Educating students in sustainability issues is about giving them the tools to understand the issues and teaching them how to use and apply them in different business environments, especially in the traditional business areas that most will be entering. schools around the world are experimenting with different approaches for introducing the notion of sustainability into their programmes. Here are a few tips:
1. Be realistic Do not present sustainability as only being about saving the world or doing good.
Prepare students to be able to understand the balance between business and society – that sustainability is about good business and can be about making money (or not losing money). Many f the lessons relating to sustainability are not even bout sustainability itself. They are about teaching students to be open minded, innovative and collaborative.
2. Make it useful and relevant Presenting sustainability as a separate concept is not useful to the majority of students, who will not go into a job focused on sustainability. sustainability should be taught as it relates to what is currently happening in the business world. Present it in a way that allows students to understand how these ideas can be incorporated not just into NGOs and social enterprises but businesses of all sizes.

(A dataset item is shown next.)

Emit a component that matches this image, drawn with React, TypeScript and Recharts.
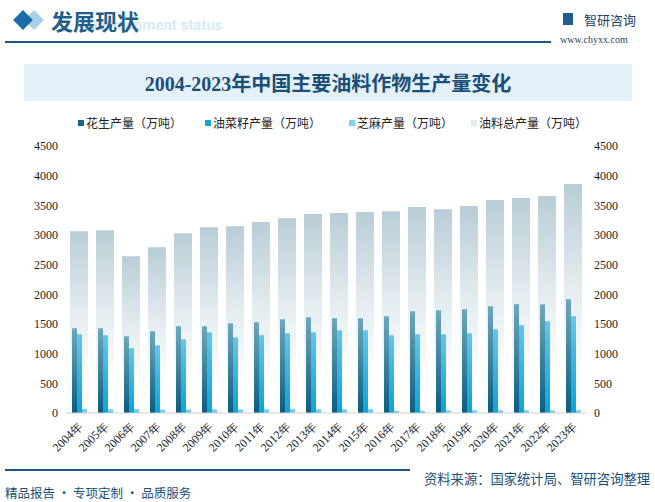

3. Practice what you want to teach A university is a business as well. Look at how sustainability can be incorporated into the daily operations of your institution, from HR to accounting. Not only will this set a good example with students but it will also create some first-hand experience to build on.
4. Get engaged in the discussion There are now a wide variety of international networks of universities and professors exploring these issues including EFMD, PRME, GRLI, Aspen Institute and EABIS to name but a few. Universities also have a lot to learn from more general business and sustainability networks such as WBCSD.
5. Approach it from different angles Provide a variety of different ways for students to be engaged in these issues, from student clubs or international student networks such as AIESEC, OIKOS and Net Impact to student projects. Have speakers in from the sustainability area and from general business presenting not just success stories but also challenges and failures. use case studies, independent projects, lectures, videos, field trips, websites, books and so on.
6. Offer a range of opportunities Show students that they can make a difference without necessarily getting a job with the word sustainability or green in their job title. universities can play a role in helping students to understand that they can have a positive impact in any job they go into.
7. Remember that faculty members are key Faculty members who teach sustainability concepts alongside traditional business concepts send a strong message to students that this is an important business reality. Make sure instructors are aware of these issues and how they relate to their teaching. Provide training, opportunities and guidance for faculty on how they can incorporate sustainability into research and classes.
More and more, the real success of a business education programme will be judged by whether it is able to train graduates to think about business and making money in different ways, aligning social and environmental objectives with financial goals.